GIVEN INFORMATION —
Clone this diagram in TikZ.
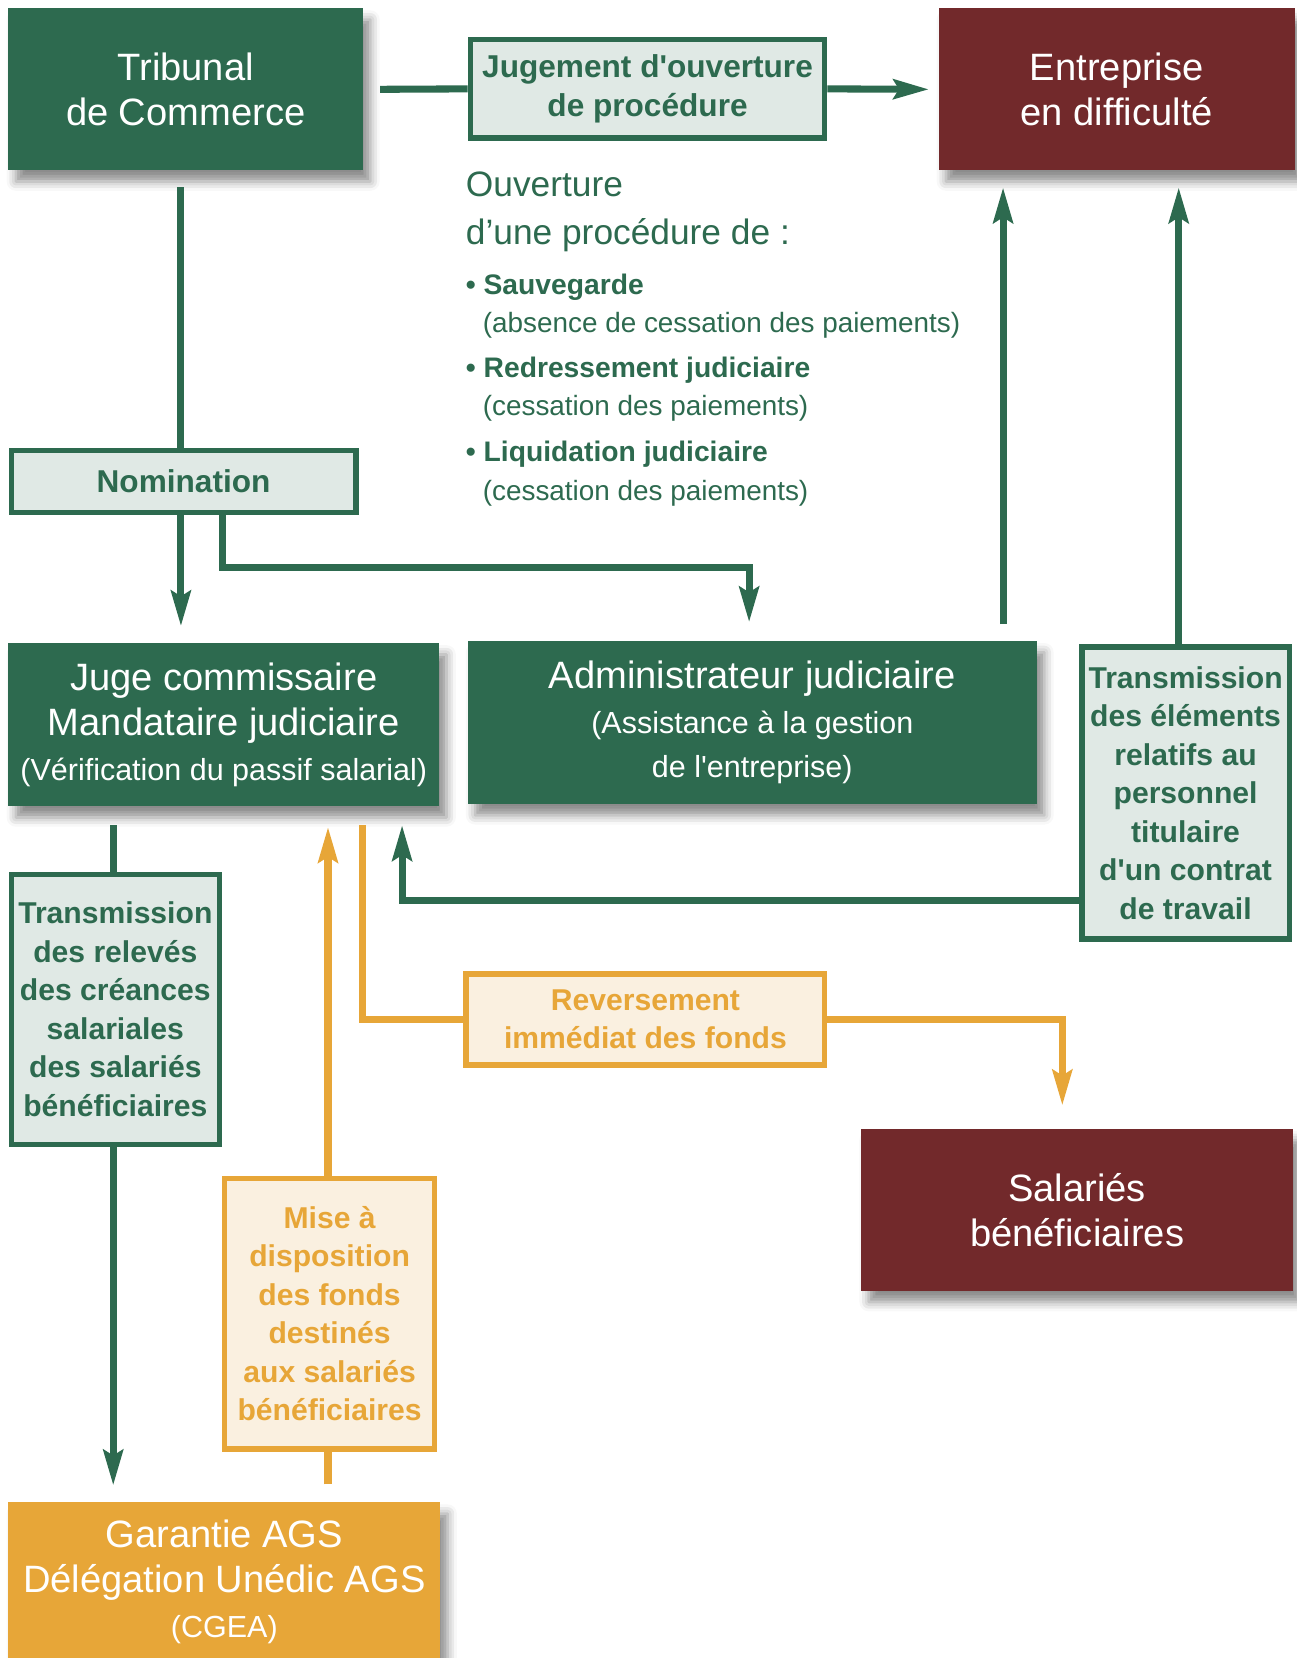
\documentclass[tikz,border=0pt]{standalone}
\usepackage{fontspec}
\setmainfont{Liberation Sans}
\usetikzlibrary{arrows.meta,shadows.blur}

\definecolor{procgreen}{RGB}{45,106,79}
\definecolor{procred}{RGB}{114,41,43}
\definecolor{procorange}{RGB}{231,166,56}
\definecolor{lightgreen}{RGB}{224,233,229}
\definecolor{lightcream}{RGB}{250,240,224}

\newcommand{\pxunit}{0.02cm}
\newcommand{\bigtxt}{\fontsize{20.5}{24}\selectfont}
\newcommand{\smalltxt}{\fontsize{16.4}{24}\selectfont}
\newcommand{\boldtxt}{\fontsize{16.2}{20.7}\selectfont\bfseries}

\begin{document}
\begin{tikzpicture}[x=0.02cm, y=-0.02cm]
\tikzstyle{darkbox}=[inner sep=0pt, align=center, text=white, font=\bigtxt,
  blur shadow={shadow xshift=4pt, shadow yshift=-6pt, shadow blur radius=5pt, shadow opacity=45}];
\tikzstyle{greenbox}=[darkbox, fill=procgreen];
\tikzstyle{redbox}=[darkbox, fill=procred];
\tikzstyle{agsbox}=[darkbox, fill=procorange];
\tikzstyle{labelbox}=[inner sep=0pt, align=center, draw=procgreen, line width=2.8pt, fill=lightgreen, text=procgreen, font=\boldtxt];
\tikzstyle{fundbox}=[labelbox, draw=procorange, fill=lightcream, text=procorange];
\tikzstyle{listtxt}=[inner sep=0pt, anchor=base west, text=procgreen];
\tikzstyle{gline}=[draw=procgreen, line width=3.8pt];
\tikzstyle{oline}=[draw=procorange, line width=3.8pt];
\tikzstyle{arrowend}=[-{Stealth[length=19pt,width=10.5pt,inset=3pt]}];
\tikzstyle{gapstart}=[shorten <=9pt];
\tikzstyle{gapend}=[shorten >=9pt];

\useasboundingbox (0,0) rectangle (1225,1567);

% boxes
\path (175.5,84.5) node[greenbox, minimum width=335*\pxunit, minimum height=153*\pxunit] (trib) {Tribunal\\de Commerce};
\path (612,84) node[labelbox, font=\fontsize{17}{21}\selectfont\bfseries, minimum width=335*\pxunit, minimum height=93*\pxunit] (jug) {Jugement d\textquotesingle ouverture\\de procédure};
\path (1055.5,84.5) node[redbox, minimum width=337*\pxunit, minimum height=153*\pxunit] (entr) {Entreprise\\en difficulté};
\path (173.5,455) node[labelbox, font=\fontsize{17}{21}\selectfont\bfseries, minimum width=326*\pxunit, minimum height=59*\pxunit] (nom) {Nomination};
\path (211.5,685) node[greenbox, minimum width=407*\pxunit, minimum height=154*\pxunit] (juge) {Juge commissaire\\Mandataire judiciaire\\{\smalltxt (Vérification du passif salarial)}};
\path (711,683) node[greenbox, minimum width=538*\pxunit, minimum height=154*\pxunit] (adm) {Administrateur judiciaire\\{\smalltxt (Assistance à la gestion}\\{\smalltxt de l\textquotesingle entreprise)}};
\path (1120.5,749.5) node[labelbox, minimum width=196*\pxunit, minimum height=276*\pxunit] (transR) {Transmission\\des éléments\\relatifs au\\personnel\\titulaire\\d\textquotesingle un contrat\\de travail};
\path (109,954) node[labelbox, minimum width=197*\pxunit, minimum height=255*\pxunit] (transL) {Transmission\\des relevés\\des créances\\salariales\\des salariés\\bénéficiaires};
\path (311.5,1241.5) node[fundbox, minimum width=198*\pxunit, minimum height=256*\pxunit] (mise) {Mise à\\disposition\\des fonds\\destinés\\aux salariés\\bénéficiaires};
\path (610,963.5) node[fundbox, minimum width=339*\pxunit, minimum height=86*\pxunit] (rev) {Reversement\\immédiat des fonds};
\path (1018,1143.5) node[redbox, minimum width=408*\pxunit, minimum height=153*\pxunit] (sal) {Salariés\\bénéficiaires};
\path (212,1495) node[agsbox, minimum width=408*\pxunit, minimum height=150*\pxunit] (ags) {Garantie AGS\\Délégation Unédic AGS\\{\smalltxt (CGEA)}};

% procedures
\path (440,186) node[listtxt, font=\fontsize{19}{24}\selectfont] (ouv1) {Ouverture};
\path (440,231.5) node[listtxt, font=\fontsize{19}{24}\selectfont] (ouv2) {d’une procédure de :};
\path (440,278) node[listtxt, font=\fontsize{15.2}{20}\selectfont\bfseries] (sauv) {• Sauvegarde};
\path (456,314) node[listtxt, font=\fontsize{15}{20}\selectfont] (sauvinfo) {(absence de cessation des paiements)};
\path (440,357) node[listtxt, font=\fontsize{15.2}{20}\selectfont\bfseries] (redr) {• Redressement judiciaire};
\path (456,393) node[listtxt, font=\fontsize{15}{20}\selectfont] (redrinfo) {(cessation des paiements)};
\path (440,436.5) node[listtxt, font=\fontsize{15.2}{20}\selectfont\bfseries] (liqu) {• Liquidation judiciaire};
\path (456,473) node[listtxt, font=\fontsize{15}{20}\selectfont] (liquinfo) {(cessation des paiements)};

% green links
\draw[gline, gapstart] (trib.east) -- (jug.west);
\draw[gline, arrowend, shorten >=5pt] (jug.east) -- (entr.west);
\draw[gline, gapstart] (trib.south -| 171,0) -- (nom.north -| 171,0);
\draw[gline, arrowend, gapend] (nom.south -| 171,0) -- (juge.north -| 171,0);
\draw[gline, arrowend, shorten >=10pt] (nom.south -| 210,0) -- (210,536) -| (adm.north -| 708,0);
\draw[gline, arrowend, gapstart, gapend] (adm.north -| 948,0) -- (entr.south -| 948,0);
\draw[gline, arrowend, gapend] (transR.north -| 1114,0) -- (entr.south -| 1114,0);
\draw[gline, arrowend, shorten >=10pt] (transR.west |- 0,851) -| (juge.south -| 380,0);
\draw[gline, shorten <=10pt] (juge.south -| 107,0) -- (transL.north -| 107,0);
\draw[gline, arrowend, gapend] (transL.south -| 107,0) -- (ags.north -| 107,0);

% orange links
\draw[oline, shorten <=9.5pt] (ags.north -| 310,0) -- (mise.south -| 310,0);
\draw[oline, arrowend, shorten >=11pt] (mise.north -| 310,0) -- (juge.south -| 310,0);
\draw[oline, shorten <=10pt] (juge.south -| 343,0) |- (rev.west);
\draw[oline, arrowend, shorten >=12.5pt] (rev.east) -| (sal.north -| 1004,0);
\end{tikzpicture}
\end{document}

TASK GOAL — Leave out the pictures and copy the rest of the material above exactly.

CORRECT OUTPUT —
Clone this diagram in TikZ.
\documentclass[tikz,border=0pt]{standalone}
\usepackage{fontspec}
\setmainfont{Liberation Sans}
\usetikzlibrary{arrows.meta,shadows.blur}

\definecolor{procgreen}{RGB}{45,106,79}
\definecolor{procred}{RGB}{114,41,43}
\definecolor{procorange}{RGB}{231,166,56}
\definecolor{lightgreen}{RGB}{224,233,229}
\definecolor{lightcream}{RGB}{250,240,224}

\newcommand{\pxunit}{0.02cm}
\newcommand{\bigtxt}{\fontsize{20.5}{24}\selectfont}
\newcommand{\smalltxt}{\fontsize{16.4}{24}\selectfont}
\newcommand{\boldtxt}{\fontsize{16.2}{20.7}\selectfont\bfseries}

\begin{document}
\begin{tikzpicture}[x=0.02cm, y=-0.02cm]
\tikzstyle{darkbox}=[inner sep=0pt, align=center, text=white, font=\bigtxt,
  blur shadow={shadow xshift=4pt, shadow yshift=-6pt, shadow blur radius=5pt, shadow opacity=45}];
\tikzstyle{greenbox}=[darkbox, fill=procgreen];
\tikzstyle{redbox}=[darkbox, fill=procred];
\tikzstyle{agsbox}=[darkbox, fill=procorange];
\tikzstyle{labelbox}=[inner sep=0pt, align=center, draw=procgreen, line width=2.8pt, fill=lightgreen, text=procgreen, font=\boldtxt];
\tikzstyle{fundbox}=[labelbox, draw=procorange, fill=lightcream, text=procorange];
\tikzstyle{listtxt}=[inner sep=0pt, anchor=base west, text=procgreen];
\tikzstyle{gline}=[draw=procgreen, line width=3.8pt];
\tikzstyle{oline}=[draw=procorange, line width=3.8pt];
\tikzstyle{arrowend}=[-{Stealth[length=19pt,width=10.5pt,inset=3pt]}];
\tikzstyle{gapstart}=[shorten <=9pt];
\tikzstyle{gapend}=[shorten >=9pt];

\useasboundingbox (0,0) rectangle (1225,1567);

% boxes
\path (175.5,84.5) node[greenbox, minimum width=335*\pxunit, minimum height=153*\pxunit] (trib) {Tribunal\\de Commerce};
\path (612,84) node[labelbox, font=\fontsize{17}{21}\selectfont\bfseries, minimum width=335*\pxunit, minimum height=93*\pxunit] (jug) {Jugement d\textquotesingle ouverture\\de procédure};
\path (1055.5,84.5) node[redbox, minimum width=337*\pxunit, minimum height=153*\pxunit] (entr) {Entreprise\\en difficulté};
\path (173.5,455) node[labelbox, font=\fontsize{17}{21}\selectfont\bfseries, minimum width=326*\pxunit, minimum height=59*\pxunit] (nom) {Nomination};
\path (211.5,685) node[greenbox, minimum width=407*\pxunit, minimum height=154*\pxunit] (juge) {Juge commissaire\\Mandataire judiciaire\\{\smalltxt (Vérification du passif salarial)}};
\path (711,683) node[greenbox, minimum width=538*\pxunit, minimum height=154*\pxunit] (adm) {Administrateur judiciaire\\{\smalltxt (Assistance à la gestion}\\{\smalltxt de l\textquotesingle entreprise)}};
\path (1120.5,749.5) node[labelbox, minimum width=196*\pxunit, minimum height=276*\pxunit] (transR) {Transmission\\des éléments\\relatifs au\\personnel\\titulaire\\d\textquotesingle un contrat\\de travail};
\path (109,954) node[labelbox, minimum width=197*\pxunit, minimum height=255*\pxunit] (transL) {Transmission\\des relevés\\des créances\\salariales\\des salariés\\bénéficiaires};
\path (311.5,1241.5) node[fundbox, minimum width=198*\pxunit, minimum height=256*\pxunit] (mise) {Mise à\\disposition\\des fonds\\destinés\\aux salariés\\bénéficiaires};
\path (610,963.5) node[fundbox, minimum width=339*\pxunit, minimum height=86*\pxunit] (rev) {Reversement\\immédiat des fonds};
\path (1018,1143.5) node[redbox, minimum width=408*\pxunit, minimum height=153*\pxunit] (sal) {Salariés\\bénéficiaires};
\path (212,1495) node[agsbox, minimum width=408*\pxunit, minimum height=150*\pxunit] (ags) {Garantie AGS\\Délégation Unédic AGS\\{\smalltxt (CGEA)}};

% procedures
\path (440,186) node[listtxt, font=\fontsize{19}{24}\selectfont] (ouv1) {Ouverture};
\path (440,231.5) node[listtxt, font=\fontsize{19}{24}\selectfont] (ouv2) {d’une procédure de :};
\path (440,278) node[listtxt, font=\fontsize{15.2}{20}\selectfont\bfseries] (sauv) {• Sauvegarde};
\path (456,314) node[listtxt, font=\fontsize{15}{20}\selectfont] (sauvinfo) {(absence de cessation des paiements)};
\path (440,357) node[listtxt, font=\fontsize{15.2}{20}\selectfont\bfseries] (redr) {• Redressement judiciaire};
\path (456,393) node[listtxt, font=\fontsize{15}{20}\selectfont] (redrinfo) {(cessation des paiements)};
\path (440,436.5) node[listtxt, font=\fontsize{15.2}{20}\selectfont\bfseries] (liqu) {• Liquidation judiciaire};
\path (456,473) node[listtxt, font=\fontsize{15}{20}\selectfont] (liquinfo) {(cessation des paiements)};

% green links
\draw[gline, gapstart] (trib.east) -- (jug.west);
\draw[gline, arrowend, shorten >=5pt] (jug.east) -- (entr.west);
\draw[gline, gapstart] (trib.south -| 171,0) -- (nom.north -| 171,0);
\draw[gline, arrowend, gapend] (nom.south -| 171,0) -- (juge.north -| 171,0);
\draw[gline, arrowend, shorten >=10pt] (nom.south -| 210,0) -- (210,536) -| (adm.north -| 708,0);
\draw[gline, arrowend, gapstart, gapend] (adm.north -| 948,0) -- (entr.south -| 948,0);
\draw[gline, arrowend, gapend] (transR.north -| 1114,0) -- (entr.south -| 1114,0);
\draw[gline, arrowend, shorten >=10pt] (transR.west |- 0,851) -| (juge.south -| 380,0);
\draw[gline, shorten <=10pt] (juge.south -| 107,0) -- (transL.north -| 107,0);
\draw[gline, arrowend, gapend] (transL.south -| 107,0) -- (ags.north -| 107,0);

% orange links
\draw[oline, shorten <=9.5pt] (ags.north -| 310,0) -- (mise.south -| 310,0);
\draw[oline, arrowend, shorten >=11pt] (mise.north -| 310,0) -- (juge.south -| 310,0);
\draw[oline, shorten <=10pt] (juge.south -| 343,0) |- (rev.west);
\draw[oline, arrowend, shorten >=12.5pt] (rev.east) -| (sal.north -| 1004,0);
\end{tikzpicture}
\end{document}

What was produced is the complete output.